_Code that draws figures_
──────

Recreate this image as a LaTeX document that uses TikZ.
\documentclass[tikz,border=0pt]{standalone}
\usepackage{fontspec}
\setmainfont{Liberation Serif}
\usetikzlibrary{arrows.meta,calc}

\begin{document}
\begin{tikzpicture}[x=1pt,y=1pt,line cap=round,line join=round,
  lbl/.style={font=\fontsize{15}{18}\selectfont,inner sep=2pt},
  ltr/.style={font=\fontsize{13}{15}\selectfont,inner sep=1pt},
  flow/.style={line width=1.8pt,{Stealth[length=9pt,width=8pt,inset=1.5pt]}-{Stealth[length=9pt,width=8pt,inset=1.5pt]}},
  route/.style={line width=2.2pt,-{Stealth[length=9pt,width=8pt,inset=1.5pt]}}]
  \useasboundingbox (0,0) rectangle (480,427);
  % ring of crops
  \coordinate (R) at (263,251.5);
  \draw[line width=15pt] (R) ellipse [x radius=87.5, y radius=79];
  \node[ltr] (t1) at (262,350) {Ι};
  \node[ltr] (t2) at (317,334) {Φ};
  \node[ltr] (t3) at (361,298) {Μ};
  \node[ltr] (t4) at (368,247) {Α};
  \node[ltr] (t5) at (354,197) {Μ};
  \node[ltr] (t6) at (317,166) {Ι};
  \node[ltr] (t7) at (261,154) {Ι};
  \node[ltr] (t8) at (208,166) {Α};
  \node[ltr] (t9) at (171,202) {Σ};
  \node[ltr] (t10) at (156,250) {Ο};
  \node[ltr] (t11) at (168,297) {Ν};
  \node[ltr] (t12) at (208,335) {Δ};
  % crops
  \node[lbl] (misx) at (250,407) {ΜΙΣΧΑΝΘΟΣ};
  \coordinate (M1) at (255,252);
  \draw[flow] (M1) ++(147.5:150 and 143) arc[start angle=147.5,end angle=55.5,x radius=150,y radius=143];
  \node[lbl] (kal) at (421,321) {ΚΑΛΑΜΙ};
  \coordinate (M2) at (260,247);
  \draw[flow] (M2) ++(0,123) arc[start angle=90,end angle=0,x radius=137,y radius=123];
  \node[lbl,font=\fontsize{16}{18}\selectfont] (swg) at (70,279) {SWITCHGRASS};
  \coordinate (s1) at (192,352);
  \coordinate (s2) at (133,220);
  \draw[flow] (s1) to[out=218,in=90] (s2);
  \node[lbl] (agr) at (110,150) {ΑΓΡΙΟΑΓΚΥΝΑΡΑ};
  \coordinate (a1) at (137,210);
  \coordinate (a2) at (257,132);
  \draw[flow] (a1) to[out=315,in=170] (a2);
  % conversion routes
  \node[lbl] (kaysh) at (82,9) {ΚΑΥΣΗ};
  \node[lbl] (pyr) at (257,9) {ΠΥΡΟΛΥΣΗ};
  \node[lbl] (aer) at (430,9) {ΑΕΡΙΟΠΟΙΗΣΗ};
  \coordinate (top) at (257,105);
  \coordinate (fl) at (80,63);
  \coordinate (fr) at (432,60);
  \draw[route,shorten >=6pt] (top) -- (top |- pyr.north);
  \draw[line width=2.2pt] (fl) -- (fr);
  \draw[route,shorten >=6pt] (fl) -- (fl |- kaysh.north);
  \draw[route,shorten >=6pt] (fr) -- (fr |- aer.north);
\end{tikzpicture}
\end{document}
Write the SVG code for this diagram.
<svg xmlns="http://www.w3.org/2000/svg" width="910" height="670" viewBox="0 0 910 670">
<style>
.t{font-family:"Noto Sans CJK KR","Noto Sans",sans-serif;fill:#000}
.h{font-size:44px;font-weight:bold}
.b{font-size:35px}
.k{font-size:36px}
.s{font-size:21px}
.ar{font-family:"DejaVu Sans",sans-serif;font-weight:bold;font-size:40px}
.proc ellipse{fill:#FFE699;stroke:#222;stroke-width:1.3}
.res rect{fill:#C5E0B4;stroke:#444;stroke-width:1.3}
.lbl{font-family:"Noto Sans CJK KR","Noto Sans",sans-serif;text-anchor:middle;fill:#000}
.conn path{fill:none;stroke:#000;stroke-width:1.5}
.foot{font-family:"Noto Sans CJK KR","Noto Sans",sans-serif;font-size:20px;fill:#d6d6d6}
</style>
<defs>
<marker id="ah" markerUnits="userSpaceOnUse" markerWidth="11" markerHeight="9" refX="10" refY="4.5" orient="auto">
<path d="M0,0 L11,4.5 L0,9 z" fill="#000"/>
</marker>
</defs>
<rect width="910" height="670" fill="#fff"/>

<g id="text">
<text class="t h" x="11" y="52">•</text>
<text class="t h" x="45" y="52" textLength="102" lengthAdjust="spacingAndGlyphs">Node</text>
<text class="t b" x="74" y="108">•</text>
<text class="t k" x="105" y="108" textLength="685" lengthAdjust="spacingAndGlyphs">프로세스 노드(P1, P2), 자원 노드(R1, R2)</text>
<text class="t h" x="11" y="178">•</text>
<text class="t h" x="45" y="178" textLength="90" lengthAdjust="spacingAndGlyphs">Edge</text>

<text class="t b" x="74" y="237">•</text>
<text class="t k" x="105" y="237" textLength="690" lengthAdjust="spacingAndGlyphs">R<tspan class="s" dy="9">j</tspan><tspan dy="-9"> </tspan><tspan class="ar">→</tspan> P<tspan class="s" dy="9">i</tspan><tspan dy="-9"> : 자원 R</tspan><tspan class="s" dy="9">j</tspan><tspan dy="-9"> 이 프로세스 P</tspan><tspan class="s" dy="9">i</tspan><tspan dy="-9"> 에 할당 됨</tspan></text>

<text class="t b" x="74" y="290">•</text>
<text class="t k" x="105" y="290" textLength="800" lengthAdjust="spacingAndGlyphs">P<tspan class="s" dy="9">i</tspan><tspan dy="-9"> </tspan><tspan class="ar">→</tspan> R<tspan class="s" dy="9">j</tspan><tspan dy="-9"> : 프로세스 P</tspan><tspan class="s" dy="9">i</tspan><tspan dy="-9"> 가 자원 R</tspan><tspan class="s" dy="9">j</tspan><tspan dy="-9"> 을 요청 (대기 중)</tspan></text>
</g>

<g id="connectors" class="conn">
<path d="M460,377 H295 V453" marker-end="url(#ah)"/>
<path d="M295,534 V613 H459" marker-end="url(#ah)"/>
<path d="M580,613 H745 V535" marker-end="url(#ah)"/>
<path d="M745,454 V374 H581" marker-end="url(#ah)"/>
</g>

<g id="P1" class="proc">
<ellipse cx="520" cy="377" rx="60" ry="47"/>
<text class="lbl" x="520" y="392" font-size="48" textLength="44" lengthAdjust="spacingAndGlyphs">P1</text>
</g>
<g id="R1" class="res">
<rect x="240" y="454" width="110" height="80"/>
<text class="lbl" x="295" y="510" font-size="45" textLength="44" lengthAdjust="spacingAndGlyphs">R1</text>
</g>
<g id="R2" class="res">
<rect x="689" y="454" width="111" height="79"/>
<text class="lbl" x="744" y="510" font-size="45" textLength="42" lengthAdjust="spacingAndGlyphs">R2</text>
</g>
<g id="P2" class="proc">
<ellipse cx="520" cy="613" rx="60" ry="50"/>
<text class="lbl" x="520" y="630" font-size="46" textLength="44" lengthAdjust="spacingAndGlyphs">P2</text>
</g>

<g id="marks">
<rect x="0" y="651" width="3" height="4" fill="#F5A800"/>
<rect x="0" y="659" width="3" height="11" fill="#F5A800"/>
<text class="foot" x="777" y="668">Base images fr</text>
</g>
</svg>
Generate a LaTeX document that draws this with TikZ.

──────

_WHAT YOU SHOULD DO_
Go through the records and print each one exactly.

_REPLY_
Recreate this image as a LaTeX document that uses TikZ.
\documentclass[tikz,border=0pt]{standalone}
\usepackage{fontspec}
\setmainfont{Liberation Serif}
\usetikzlibrary{arrows.meta,calc}

\begin{document}
\begin{tikzpicture}[x=1pt,y=1pt,line cap=round,line join=round,
  lbl/.style={font=\fontsize{15}{18}\selectfont,inner sep=2pt},
  ltr/.style={font=\fontsize{13}{15}\selectfont,inner sep=1pt},
  flow/.style={line width=1.8pt,{Stealth[length=9pt,width=8pt,inset=1.5pt]}-{Stealth[length=9pt,width=8pt,inset=1.5pt]}},
  route/.style={line width=2.2pt,-{Stealth[length=9pt,width=8pt,inset=1.5pt]}}]
  \useasboundingbox (0,0) rectangle (480,427);
  % ring of crops
  \coordinate (R) at (263,251.5);
  \draw[line width=15pt] (R) ellipse [x radius=87.5, y radius=79];
  \node[ltr] (t1) at (262,350) {Ι};
  \node[ltr] (t2) at (317,334) {Φ};
  \node[ltr] (t3) at (361,298) {Μ};
  \node[ltr] (t4) at (368,247) {Α};
  \node[ltr] (t5) at (354,197) {Μ};
  \node[ltr] (t6) at (317,166) {Ι};
  \node[ltr] (t7) at (261,154) {Ι};
  \node[ltr] (t8) at (208,166) {Α};
  \node[ltr] (t9) at (171,202) {Σ};
  \node[ltr] (t10) at (156,250) {Ο};
  \node[ltr] (t11) at (168,297) {Ν};
  \node[ltr] (t12) at (208,335) {Δ};
  % crops
  \node[lbl] (misx) at (250,407) {ΜΙΣΧΑΝΘΟΣ};
  \coordinate (M1) at (255,252);
  \draw[flow] (M1) ++(147.5:150 and 143) arc[start angle=147.5,end angle=55.5,x radius=150,y radius=143];
  \node[lbl] (kal) at (421,321) {ΚΑΛΑΜΙ};
  \coordinate (M2) at (260,247);
  \draw[flow] (M2) ++(0,123) arc[start angle=90,end angle=0,x radius=137,y radius=123];
  \node[lbl,font=\fontsize{16}{18}\selectfont] (swg) at (70,279) {SWITCHGRASS};
  \coordinate (s1) at (192,352);
  \coordinate (s2) at (133,220);
  \draw[flow] (s1) to[out=218,in=90] (s2);
  \node[lbl] (agr) at (110,150) {ΑΓΡΙΟΑΓΚΥΝΑΡΑ};
  \coordinate (a1) at (137,210);
  \coordinate (a2) at (257,132);
  \draw[flow] (a1) to[out=315,in=170] (a2);
  % conversion routes
  \node[lbl] (kaysh) at (82,9) {ΚΑΥΣΗ};
  \node[lbl] (pyr) at (257,9) {ΠΥΡΟΛΥΣΗ};
  \node[lbl] (aer) at (430,9) {ΑΕΡΙΟΠΟΙΗΣΗ};
  \coordinate (top) at (257,105);
  \coordinate (fl) at (80,63);
  \coordinate (fr) at (432,60);
  \draw[route,shorten >=6pt] (top) -- (top |- pyr.north);
  \draw[line width=2.2pt] (fl) -- (fr);
  \draw[route,shorten >=6pt] (fl) -- (fl |- kaysh.north);
  \draw[route,shorten >=6pt] (fr) -- (fr |- aer.north);
\end{tikzpicture}
\end{document}
Write the SVG code for this diagram.
<svg xmlns="http://www.w3.org/2000/svg" width="910" height="670" viewBox="0 0 910 670">
<style>
.t{font-family:"Noto Sans CJK KR","Noto Sans",sans-serif;fill:#000}
.h{font-size:44px;font-weight:bold}
.b{font-size:35px}
.k{font-size:36px}
.s{font-size:21px}
.ar{font-family:"DejaVu Sans",sans-serif;font-weight:bold;font-size:40px}
.proc ellipse{fill:#FFE699;stroke:#222;stroke-width:1.3}
.res rect{fill:#C5E0B4;stroke:#444;stroke-width:1.3}
.lbl{font-family:"Noto Sans CJK KR","Noto Sans",sans-serif;text-anchor:middle;fill:#000}
.conn path{fill:none;stroke:#000;stroke-width:1.5}
.foot{font-family:"Noto Sans CJK KR","Noto Sans",sans-serif;font-size:20px;fill:#d6d6d6}
</style>
<defs>
<marker id="ah" markerUnits="userSpaceOnUse" markerWidth="11" markerHeight="9" refX="10" refY="4.5" orient="auto">
<path d="M0,0 L11,4.5 L0,9 z" fill="#000"/>
</marker>
</defs>
<rect width="910" height="670" fill="#fff"/>

<g id="text">
<text class="t h" x="11" y="52">•</text>
<text class="t h" x="45" y="52" textLength="102" lengthAdjust="spacingAndGlyphs">Node</text>
<text class="t b" x="74" y="108">•</text>
<text class="t k" x="105" y="108" textLength="685" lengthAdjust="spacingAndGlyphs">프로세스 노드(P1, P2), 자원 노드(R1, R2)</text>
<text class="t h" x="11" y="178">•</text>
<text class="t h" x="45" y="178" textLength="90" lengthAdjust="spacingAndGlyphs">Edge</text>

<text class="t b" x="74" y="237">•</text>
<text class="t k" x="105" y="237" textLength="690" lengthAdjust="spacingAndGlyphs">R<tspan class="s" dy="9">j</tspan><tspan dy="-9"> </tspan><tspan class="ar">→</tspan> P<tspan class="s" dy="9">i</tspan><tspan dy="-9"> : 자원 R</tspan><tspan class="s" dy="9">j</tspan><tspan dy="-9"> 이 프로세스 P</tspan><tspan class="s" dy="9">i</tspan><tspan dy="-9"> 에 할당 됨</tspan></text>

<text class="t b" x="74" y="290">•</text>
<text class="t k" x="105" y="290" textLength="800" lengthAdjust="spacingAndGlyphs">P<tspan class="s" dy="9">i</tspan><tspan dy="-9"> </tspan><tspan class="ar">→</tspan> R<tspan class="s" dy="9">j</tspan><tspan dy="-9"> : 프로세스 P</tspan><tspan class="s" dy="9">i</tspan><tspan dy="-9"> 가 자원 R</tspan><tspan class="s" dy="9">j</tspan><tspan dy="-9"> 을 요청 (대기 중)</tspan></text>
</g>

<g id="connectors" class="conn">
<path d="M460,377 H295 V453" marker-end="url(#ah)"/>
<path d="M295,534 V613 H459" marker-end="url(#ah)"/>
<path d="M580,613 H745 V535" marker-end="url(#ah)"/>
<path d="M745,454 V374 H581" marker-end="url(#ah)"/>
</g>

<g id="P1" class="proc">
<ellipse cx="520" cy="377" rx="60" ry="47"/>
<text class="lbl" x="520" y="392" font-size="48" textLength="44" lengthAdjust="spacingAndGlyphs">P1</text>
</g>
<g id="R1" class="res">
<rect x="240" y="454" width="110" height="80"/>
<text class="lbl" x="295" y="510" font-size="45" textLength="44" lengthAdjust="spacingAndGlyphs">R1</text>
</g>
<g id="R2" class="res">
<rect x="689" y="454" width="111" height="79"/>
<text class="lbl" x="744" y="510" font-size="45" textLength="42" lengthAdjust="spacingAndGlyphs">R2</text>
</g>
<g id="P2" class="proc">
<ellipse cx="520" cy="613" rx="60" ry="50"/>
<text class="lbl" x="520" y="630" font-size="46" textLength="44" lengthAdjust="spacingAndGlyphs">P2</text>
</g>

<g id="marks">
<rect x="0" y="651" width="3" height="4" fill="#F5A800"/>
<rect x="0" y="659" width="3" height="11" fill="#F5A800"/>
<text class="foot" x="777" y="668">Base images fr</text>
</g>
</svg>
Generate a LaTeX document that draws this with TikZ.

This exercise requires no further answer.